__Dataset excerpt__
----

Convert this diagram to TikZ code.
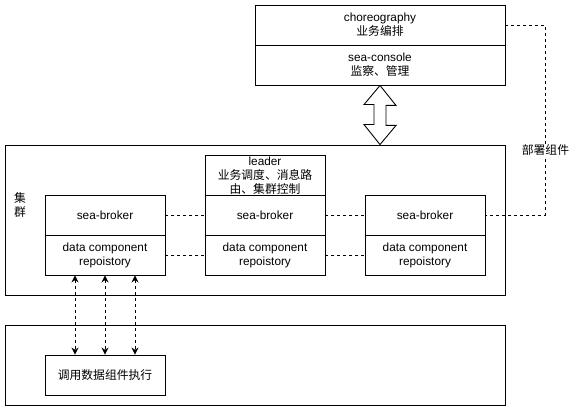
\documentclass[tikz,border=0pt]{standalone}
\usepackage{fontspec}
\setmainfont{Liberation Sans}
\newfontfamily\cjk{Noto Sans CJK SC}
\usetikzlibrary{arrows.meta}

\begin{document}
\begin{tikzpicture}[x=1pt,y=-1pt,line width=0.9pt,
    font=\fontsize{11.8}{14}\selectfont,
    box/.style={draw,rectangle,inner sep=0pt,align=center,minimum width=120pt,minimum height=40pt},
    frame/.style={draw,rectangle,inner sep=0pt,minimum width=500pt},
    link/.style={dash pattern=on 3pt off 3pt},
    twoway/.style={link,{Stealth[length=7pt,width=7pt]}-{Stealth[length=7pt,width=7pt]}}]
      \useasboundingbox (0,0) rectangle (573,411);

      \node[box,minimum width=250pt] (chor) at (380,25) {choreography\\{\cjk 业务编排}};
      \node[box,minimum width=250pt] (console) at (380,65) {sea-console\\{\cjk 监察、管理}};

      \node[frame,minimum height=150pt] (cluster) at (255,220) {};
      \node[align=center] (clusterlabel) at (20,205) {{\cjk 集}\\{\cjk 群}};
      \node[box] (leader) at (265,175) {};
      \node[align=center,inner sep=0pt] (leadertext) at (265,176) {leader\\{\cjk 业务调度、消息路}\\{\cjk 由、集群控制}};
      \node[box] (broker1) at (105,215) {sea-broker};
      \node[box] (repo1) at (105,255) {data component\\repoistory};
      \node[box] (broker2) at (265,215) {sea-broker};
      \node[box] (repo2) at (265,255) {data component\\repoistory};
      \node[box] (broker3) at (425,215) {sea-broker};
      \node[box] (repo3) at (425,255) {data component\\repoistory};

      \node[frame,minimum height=80pt] (runner) at (255,365) {};
      \node[box] (exec) at (105,375) {\cjk 调用数据组件执行};

      \coordinate (arrowtop) at (console.south);
      \coordinate (arrowbottom) at (console.south |- cluster.north);
      \draw[fill=white] (arrowtop) -- ++(16,20) -- ++(-10,0) -- ++(0,20) -- ++(10,0)
        -- (arrowbottom) -- ++(-16,-20) -- ++(10,0) -- ++(0,-20) -- ++(-10,0) -- cycle;

      \draw[link] (broker1) -- (broker2);
      \draw[link] (repo1) -- (repo2);
      \draw[link] (broker2) -- (broker3);
      \draw[link] (repo2) -- (repo3);
      \draw[link] (chor.east) -- ++(40,0) |- node[pos=0.33,fill=white,inner sep=1pt] {\cjk 部署组件} (broker3.east);

      \draw[twoway] ([xshift=-30pt]repo1.south) -- ([xshift=-30pt]exec.north);
      \draw[twoway] (repo1.south) -- (exec.north);
      \draw[twoway] ([xshift=30pt]repo1.south) -- ([xshift=30pt]exec.north);
    \end{tikzpicture}
\end{document}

----

__Challenge__
The lines from the top of the data above through the one holding "width=250pt] (console) at" are to be repeated exactly, and only those, with no pictures.

__Worked solution__
Convert this diagram to TikZ code.
\documentclass[tikz,border=0pt]{standalone}
\usepackage{fontspec}
\setmainfont{Liberation Sans}
\newfontfamily\cjk{Noto Sans CJK SC}
\usetikzlibrary{arrows.meta}

\begin{document}
\begin{tikzpicture}[x=1pt,y=-1pt,line width=0.9pt,
    font=\fontsize{11.8}{14}\selectfont,
    box/.style={draw,rectangle,inner sep=0pt,align=center,minimum width=120pt,minimum height=40pt},
    frame/.style={draw,rectangle,inner sep=0pt,minimum width=500pt},
    link/.style={dash pattern=on 3pt off 3pt},
    twoway/.style={link,{Stealth[length=7pt,width=7pt]}-{Stealth[length=7pt,width=7pt]}}]
      \useasboundingbox (0,0) rectangle (573,411);

      \node[box,minimum width=250pt] (chor) at (380,25) {choreography\\{\cjk 业务编排}};
      \node[box,minimum width=250pt] (console) at (380,65) {sea-console\\{\cjk 监察、管理}};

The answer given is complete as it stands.